Lisa O’Steen searches for early Georgia fort in Oconee County.
Grant will fund dig at Oconee site || OnlineAthens.com
By Erin France, May 10, 2011
An archaeologist will use grant funding this year to pay for investigating what may be the remains of a fort along the Oconee River east of Watkinsville.
The Watson Brown Foundation Athens’ Junior Board of Trustees recently awarded Athens Land Trust a $6,250 grant for an archaeological study of a site near the Oconee River and Barnett Shoals Road that some experts believe once housed a fort on the border between United States territory and Native American lands.
Archaeologist Lisa O’Steen likely will launch the study this summer, though much of the work could wait until fall and winter after the area’s heavy vegetation dies off, said Nancy Stangle, the Athens Land Trust’s executive director.
“We’re glad it’s happening now,” Stangle said.
O’Steen will explore the site and likely will find artifacts from both early Georgian settlers and Native Americans, she said.
Stangle’s also curious about the fort’s name, she said.
The ruins could be Fort Matthews or Fort Henry – there’s not enough evidence to prove either name at this time, she said.
“We have the additional mystery that we are trying to solve with which fort it was,” Stangle said.
The property owner, Celestea Sharp, also is curious about the name and history behind the fort, and already has agreed to help preserve found artifacts as well as the site, she said.
Sharp directed and distributed “Carving Up Oconee,” a documentary about grassroots activism in development issues. She’s also written a book about the history of Oconee County’s town of Bishop.
“Having her historical expertise … it’s just an excellent asset to the project,” Stangle said.
Junior board of trustees member Glenn Reece toured the site and was impressed with Athens Land Trust’s enthusiasm for the project, he said.

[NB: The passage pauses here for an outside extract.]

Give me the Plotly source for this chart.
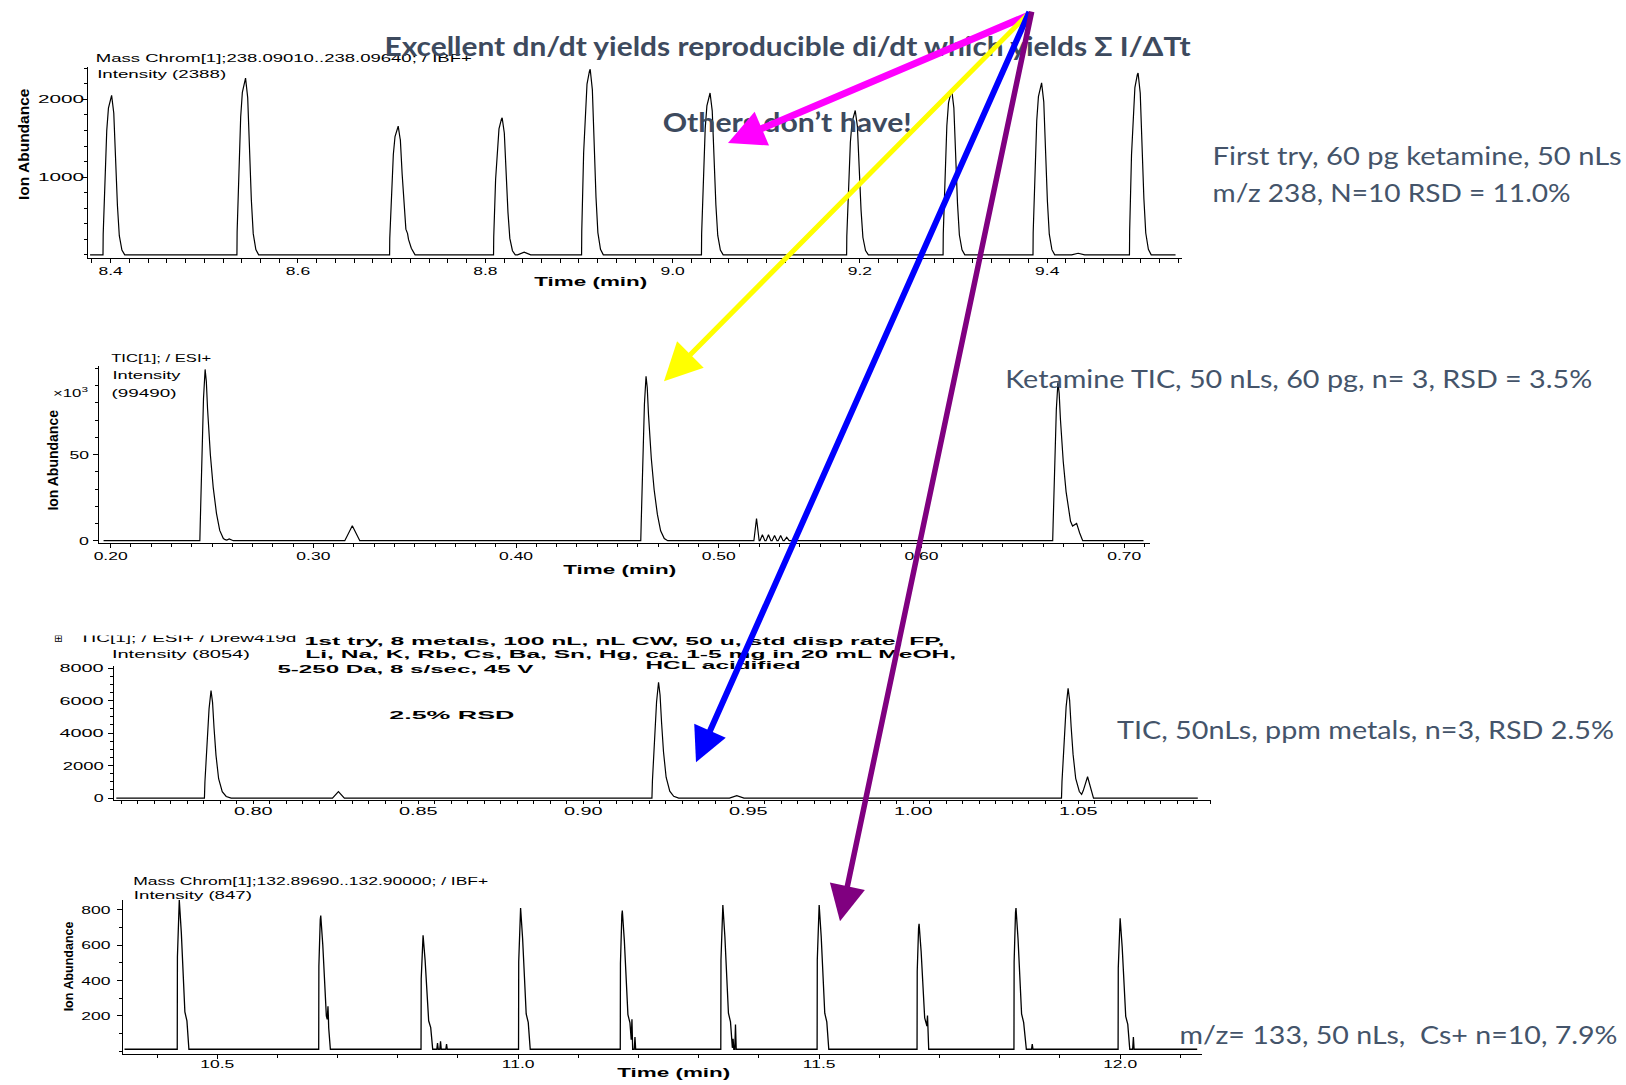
import json
import numpy as np
import plotly.graph_objects as go

W_PX, H_PX = 1626, 1085

# ------------------------------------------------------------------ data
# Panel 1 - Mass Chrom m/z 238 (ketamine), 10 injections
p1_peak_time = [8.401, 8.544, 8.707, 8.818, 8.912, 9.040, 9.195, 9.298, 9.394, 9.497]
p1_peak_height = [2051, 2273, 1655, 1762, 2388, 2082, 1857, 2125, 2212, 2340]
p1_shape_dt = [-0.0092, -0.0090, -0.0070, -0.0052, -0.0034, -0.0008, 0.0,
               0.0023, 0.0042, 0.0062, 0.0082, 0.0110, 0.0140]
p1_shape_frac = [0.0, 0.13, 0.55, 0.78, 0.92, 0.99, 1.0, 0.89, 0.60, 0.31, 0.12, 0.03, 0.0]
p1_bump_time = [8.717, 8.8415, 9.433]
p1_bump_height = [170, 35, 20]
p1_bump_halfwidth = [0.008, 0.007, 0.007]
p1_span = [8.378, 9.537]
p1_yticks = [1000, 2000]
p1_yticktext = ["1000\u200b", "2000\u200b"]

# Panel 2 - Ketamine TIC (x10^3)
p2_peak_time = [0.2466, 0.4641, 0.6673]
p2_peak_height = [99.49, 95.5, 92.0]
p2_shape_dt = [-0.0026, -0.0024, -0.0016, -0.0008, 0.0, 0.0006, 0.0012,
               0.0026, 0.0040, 0.0056, 0.0072, 0.0090, 0.0107]
p2_shape_frac = [0.0, 0.10, 0.55, 0.83, 1.0, 0.93, 0.77, 0.50, 0.31, 0.16, 0.06, 0.013, 0.0]
p2_bump_time = [0.2585, 0.3192, 0.5186, 0.5215, 0.5245, 0.5275, 0.5305, 0.5335, 0.6765]
p2_bump_height = [1.0, 8.65, 12.9, 3.5, 3.5, 3.0, 3.0, 2.0, 9.0]
p2_bump_halfwidth = [0.002, 0.0037, 0.0013, 0.0012, 0.0012, 0.0012, 0.0012, 0.0012, 0.003]
p2_span = [0.1965, 0.7095]
p2_yticks = [0, 50]

# Panel 3 - TIC, ppm metals
p3_peak_time = [0.7872, 0.9228, 1.0469]
p3_peak_height = [6614, 7127, 6760]
p3_shape_dt = [-0.0020, -0.00185, -0.0012, -0.0006, 0.0, 0.00046, 0.00092,
               0.0015, 0.0023, 0.0034, 0.0046, 0.0061]
p3_shape_frac = [0.0, 0.15, 0.49, 0.83, 1.0, 0.89, 0.65, 0.40, 0.18, 0.06, 0.015, 0.0]
p3_bump_time = [0.8258, 0.9465, 1.0528]
p3_bump_height = [400, 150, 1300]
p3_bump_halfwidth = [0.0018, 0.0022, 0.0018]
p3_span = [0.7585, 1.0862]
p3_yticks = [0, 2000, 4000, 6000, 8000]

# Panel 4 - Mass Chrom m/z 133 (Cs+), 10 injections
p4_peak_time = [10.437, 10.672, 10.842, 11.004, 11.173, 11.340, 11.500, 11.666, 11.827, 12.000]
p4_peak_height = [846, 758, 646, 801, 786, 818, 818, 711, 801, 743]
p4_shape_dt = [-0.0034, -0.0031, -0.0008, 0.0, 0.0034, 0.0068, 0.0093, 0.0127, 0.0160]
p4_shape_frac = [0.0, 0.62, 0.97, 1.0, 0.78, 0.44, 0.25, 0.19, 0.0]
p4_spike_time = [10.684, 10.866, 10.871, 10.881, 11.189, 11.194, 11.357, 11.361,
                 11.680, 11.843, 11.854, 12.022]
p4_spike_height = [90, 35, 45, 30, 170, 70, 60, 140, 110, 40, 30, 70]
p4_spike_halfwidth = [0.0012] * 12
p4_baseline = 10
p4_span = [10.346, 12.128]
p4_yticks = [200, 400, 600, 800]


def build_trace(span, peak_t, peak_h, shape_dt, shape_frac, bump_t, bump_h, bump_w, base=0.0):
    feats = []
    for t0, h0 in zip(peak_t, peak_h):
        feats.append((np.array(shape_dt) + t0, np.array(shape_frac) * h0))
    for tb, hb, wb in zip(bump_t, bump_h, bump_w):
        feats.append((np.array([tb - wb, tb, tb + wb]), np.array([0.0, hb, 0.0])))
    grid = np.unique(np.concatenate([np.array(span)] + [f[0] for f in feats]))
    grid = grid[(grid >= span[0]) & (grid <= span[1])]
    y = np.full(grid.shape, float(base))
    for ft, fh in feats:
        y += np.interp(grid, ft, fh, left=0.0, right=0.0)
    return grid, y


x1, y1 = build_trace(p1_span, p1_peak_time, p1_peak_height, p1_shape_dt, p1_shape_frac,
                     p1_bump_time, p1_bump_height, p1_bump_halfwidth)
x2, y2 = build_trace(p2_span, p2_peak_time, p2_peak_height, p2_shape_dt, p2_shape_frac,
                     p2_bump_time, p2_bump_height, p2_bump_halfwidth)
x3, y3 = build_trace(p3_span, p3_peak_time, p3_peak_height, p3_shape_dt, p3_shape_frac,
                     p3_bump_time, p3_bump_height, p3_bump_halfwidth)
x4, y4 = build_trace(p4_span, p4_peak_time, p4_peak_height, p4_shape_dt, p4_shape_frac,
                     p4_spike_time, p4_spike_height, p4_spike_halfwidth, base=p4_baseline)

# ------------------------------------------------------------------ figure
CH = "Liberation Sans"
SL = "Lato"
SLIDE_DARK = "#3D4A5E"
SLIDE_TEXT = "#44546A"


def fx(px):
    return px / W_PX


def fy(py):
    return 1 - py / H_PX


fig = go.Figure()
for i, (xx, yy, lw) in enumerate([(x1, y1, 1.2), (x2, y2, 1.2), (x3, y3, 1.2), (x4, y4, 1.3)]):
    sfx = "" if i == 0 else str(i + 1)
    fig.add_trace(go.Scatter(x=xx, y=yy, mode="lines", line=dict(color="black", width=lw),
                             xaxis="x" + sfx, yaxis="y" + sfx, hoverinfo="skip", showlegend=False))

tickfont = dict(family=CH, size=11.5, color="black")


def xaxis(dom_px, rng, dtick, minor_dtick, anchor, fmt, standoff, tl=5, mtl=4):
    return dict(domain=[fx(dom_px[0]), fx(dom_px[1])], range=rng, anchor=anchor,
                showline=True, linecolor="black", linewidth=1, ticks="outside", ticklen=tl,
                tickwidth=1, tickcolor="black", tickmode="linear", tick0=0, dtick=dtick,
                tickformat=fmt, showgrid=False, zeroline=False, tickfont=tickfont,
                ticklabelstandoff=standoff, fixedrange=True,
                minor=dict(tickmode="linear", tick0=0, dtick=minor_dtick, ticks="outside",
                           ticklen=mtl, tickcolor="black", showgrid=False))


def yaxis(dom_py, rng, tickvals, minor_dtick, anchor, standoff, ticktext=None, tl=5, mtl=3):
    d = dict(domain=[fy(dom_py[0]), fy(dom_py[1])], range=rng, anchor=anchor,
             showline=True, linecolor="black", linewidth=1, ticks="outside", ticklen=tl,
             tickwidth=1, tickcolor="black", tickmode="array", tickvals=tickvals,
             tickformat="d", showgrid=False, zeroline=False, tickfont=tickfont,
             ticklabelstandoff=standoff, fixedrange=True,
             minor=dict(tickmode="linear", tick0=0, dtick=minor_dtick, ticks="outside",
                        ticklen=mtl, tickcolor="black", showgrid=False))
    if ticktext is not None:
        d["ticktext"] = ticktext
    return d


fig.update_layout(
    width=W_PX, height=H_PX, autosize=False,
    margin=dict(l=0, r=0, t=0, b=0, pad=0),
    paper_bgcolor="white", plot_bgcolor="white",
    font=dict(family=CH, size=11.5, color="black"),
    showlegend=False,
    xaxis=xaxis([88.3, 1182], [8.3761, 9.5439], 0.2, 0.02, "y", ".1f", -2, 4, 4),
    yaxis=yaxis([255.7, 63], [-38.3, 2422.7], p1_yticks, 200, "x", -4, p1_yticktext),
    xaxis2=xaxis([99.3, 1150], [0.1944, 0.7127], 0.1, 0.01, "y2", ".2f", -1, 4, 3),
    yaxis2=yaxis([542.7, 365], [-1.15, 101.3], p2_yticks, 10, "x2", 2),
    xaxis3=xaxis([114, 1211], [0.7578, 1.0902], 0.05, 0.005, "y3", ".2f", -3, 3, 3),
    yaxis3=yaxis([801.7, 666.7], [-104, 8140], p3_yticks, 500, "x3", 2),
    xaxis4=xaxis([122.7, 1202], [10.343, 12.136], 0.5, 0.1, "y4", ".1f", -4, 4, 3),
    yaxis4=yaxis([1057.3, 902.7], [-14, 856], p4_yticks, 100, "x4", 4),
)


def label(text, cx, cy, size, family=CH, bold=False, color="black", angle=0):
    return dict(text=text, x=fx(cx), y=fy(cy), xref="paper", yref="paper",
                xanchor="center", yanchor="middle", showarrow=False, textangle=angle,
                borderpad=0, font=dict(family=family, size=size, color=color,
                                        weight="bold" if bold else "normal"))


# texts: (text, centre x, centre y, size, family, bold, colour, angle, target width px)
texts = [
    ("Mass Chrom[1];238.09010..238.09640; / IBF+", 284, 54.7, 11.5, CH, False, "black", 0, 376),
    ("Intensity (2388)", 161, 70.5, 11.5, CH, False, "black", 0, 129),
    ("Ion Abundance", 24, 141, 15.5, CH, True, "black", -90, None),
    ("Time (min)", 591, 280, 13, CH, True, "black", 0, 113),
    ("TIC[1]; / ESI+", 161, 357, 11, CH, False, "black", 0, 100),
    ("Intensity", 146, 374, 11, CH, False, "black", 0, 68),
    ("(99490)", 143.5, 392, 11, CH, False, "black", 0, 65),
    ("×10<sup>3</sup>", 70, 391, 11, CH, False, "black", 0, None),
    ("Ion Abundance", 53, 460, 14, CH, True, "black", -90, None),
    ("Time (min)", 620, 570, 13, CH, True, "black", 0, 113),
    ("⊞", 58, 639, 10, "DejaVu Sans", False, "black", 0, None),
    ("TIC[1]; / ESI+ / Drew419d", 187.5, 639, 11, CH, False, "black", 0, 217),
    ("Intensity (8054)", 181, 654.7, 11, CH, False, "black", 0, 138),
    ("1st try, 8 metals, 100 nL, nL CW, 50 u, std disp rate, FP,", 624, 642, 11, CH, True, "black", 0, 640),
    ("Li, Na, K, Rb, Cs, Ba, Sn, Hg, ca. 1-5 mg in 20 mL MeOH,", 630, 654.5, 11, CH, True, "black", 0, 651),
    ("HCL acidified", 722.5, 666, 11, CH, True, "black", 0, 155),
    ("5-250 Da, 8 s/sec, 45 V", 405, 670, 11, CH, True, "black", 0, 256),
    ("2.5% RSD", 451.5, 716.7, 11.5, CH, True, "black", 0, 125),
    ("Mass Chrom[1];132.89690..132.90000; / IBF+", 311, 883.5, 11, CH, False, "black", 0, 355),
    ("Intensity (847)", 192.5, 897.5, 11, CH, False, "black", 0, 118),
    ("Ion Abundance", 69, 969.5, 12.5, CH, True, "black", -90, None),
    ("Time (min)", 673.5, 1076, 13, CH, True, "black", 0, 113),
    ("First try, 60 pg ketamine, 50 nLs", 1416.5, 152, 25.5, SL, False, SLIDE_TEXT, 0, 409),
    ("m/z 238, N=10 RSD = 11.0%", 1391, 189, 25.5, SL, False, SLIDE_TEXT, 0, 358),
    ("Ketamine TIC, 50 nLs, 60 pg, n= 3, RSD = 3.5%", 1298, 377, 25.5, SL, False, SLIDE_TEXT, 0, 587),
    ("TIC, 50nLs, ppm metals, n=3, RSD 2.5%", 1365.5, 730, 25.5, SL, False, SLIDE_TEXT, 0, 497),
    ("m/z= 133, 50 nLs,  Cs+ n=10, 7.9%", 1398.4, 1037.5, 25.5, SL, False, SLIDE_TEXT, 0, 438),
    ("Excellent dn/dt yields reproducible di/dt which yields Σ I/ΔTt", 787.5, 42, 26.5, SL, True, SLIDE_DARK, 0, 806),
    ("Others don’t have!", 786.5, 119, 26.5, SL, True, SLIDE_DARK, 0, 249),
]

annotations = []
targets = {}
for (t, cx, cy, sz, fam, b, col, ang, tw) in texts:
    annotations.append(label(t, cx, cy, sz, fam, b, col, ang))
    if tw is not None:
        targets[t] = tw
    if t == "TIC[1]; / ESI+ / Drew419d":
        # white band hiding the clipped top of the panel-3 header
        annotations.append(dict(text=" ", x=fx(40), y=fy(636.5), xref="paper", yref="paper",
                                xanchor="left", yanchor="bottom", showarrow=False,
                                width=262, height=14, bgcolor="white", borderpad=0,
                                font=dict(size=6)))

# arrows: tail (start) and head (tip) in pixels
arrows = [
    ((1029, 12), (728, 140), "#FF00FF", 7, 1.05),
    ((1029, 12), (664, 380), "#FFFF00", 5, 1.5),
    ((1030, 12), (696, 764), "#0000FF", 6, 1.15),
    ((1032, 13), (840, 924), "#800080", 5.5, 1.3),
]
for (sx, sy), (hx, hy), col, w, s in arrows:
    annotations.append(dict(text="", x=fx(hx), y=fy(hy), xref="paper", yref="paper",
                            showarrow=True, ax=sx - hx, ay=sy - hy, axref="pixel", ayref="pixel",
                            arrowhead=2, arrowsize=s, arrowwidth=w, arrowcolor=col,
                            standoff=0, startstandoff=0))

fig.update_layout(annotations=annotations)

factors = {"Ion Abundance": 1.0, "×103": 1.0, "⊞": 1.0,
           "0.80": 1.73, "0.85": 1.73, "0.90": 1.73, "0.95": 1.73, "1.00": 1.73, "1.05": 1.73,
           "2000": 1.6, "4000": 1.73, "6000": 1.73, "8000": 1.73, "0": 1.55,
           "1000\u200b": 1.8, "2000\u200b": 1.8}

post = """
(function(){
document.documentElement.style.margin='0';
document.body.style.margin='0';
document.body.style.overflow='hidden';
var W = %s, F = %s, D = 1.52;
var gd = document.getElementById('{plot_id}');
if (!gd) return;
gd.querySelectorAll('text').forEach(function(t){
  if (t.getAttribute('data-st')) return;
  var s = t.textContent;
  if (!s || !s.trim()) return;
  var ff = (t.style.fontFamily || '');
  var w = t.getComputedTextLength();
  if (!w) return;
  var target = null;
  if (W.hasOwnProperty(s)) target = W[s];
  else if (F.hasOwnProperty(s)) target = w * F[s];
  else if (ff.indexOf('Liberation') >= 0) target = w * D;
  if (target === null || Math.abs(target - w) < 0.5) return;
  t.setAttribute('textLength', target.toFixed(1));
  t.setAttribute('lengthAdjust', 'spacingAndGlyphs');
  t.setAttribute('data-st', '1');
});
})();
""" % (json.dumps(targets, ensure_ascii=False), json.dumps(factors, ensure_ascii=False))

fig.write_html("out.html", config={"displayModeBar": False, "staticPlot": True},
               post_script=post)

“It shows that they’re really interested and they really care about what they’re trying to get money for,” Reece said.
Reece is a junior at Monsignor Donovan Catholic High School, and this is his second year on the junior board of trustees, he said.
Board members sometimes disagree about which projects they should fund, but most members agreed about funding the archaeological study, he said.
“It’s hard to divvy up who gets what because we’re on a limited budget,” Reece said.
This is the second time the Athens Land Trust received the grant, said Shannon Hayes, the junior board of trustees’ adviser.
“The original grant would have gone through with no problems, but the property owner (at the time) decided to put the property up for sale,” said Hayes, who also works as the program coordinator at the T.R.R. Cobb House in Athens.
Members awarded the grant in 2008, then took the money back when the archaeological study wasn’t completed, she said. Sharp bought the land after that and OK’d the study.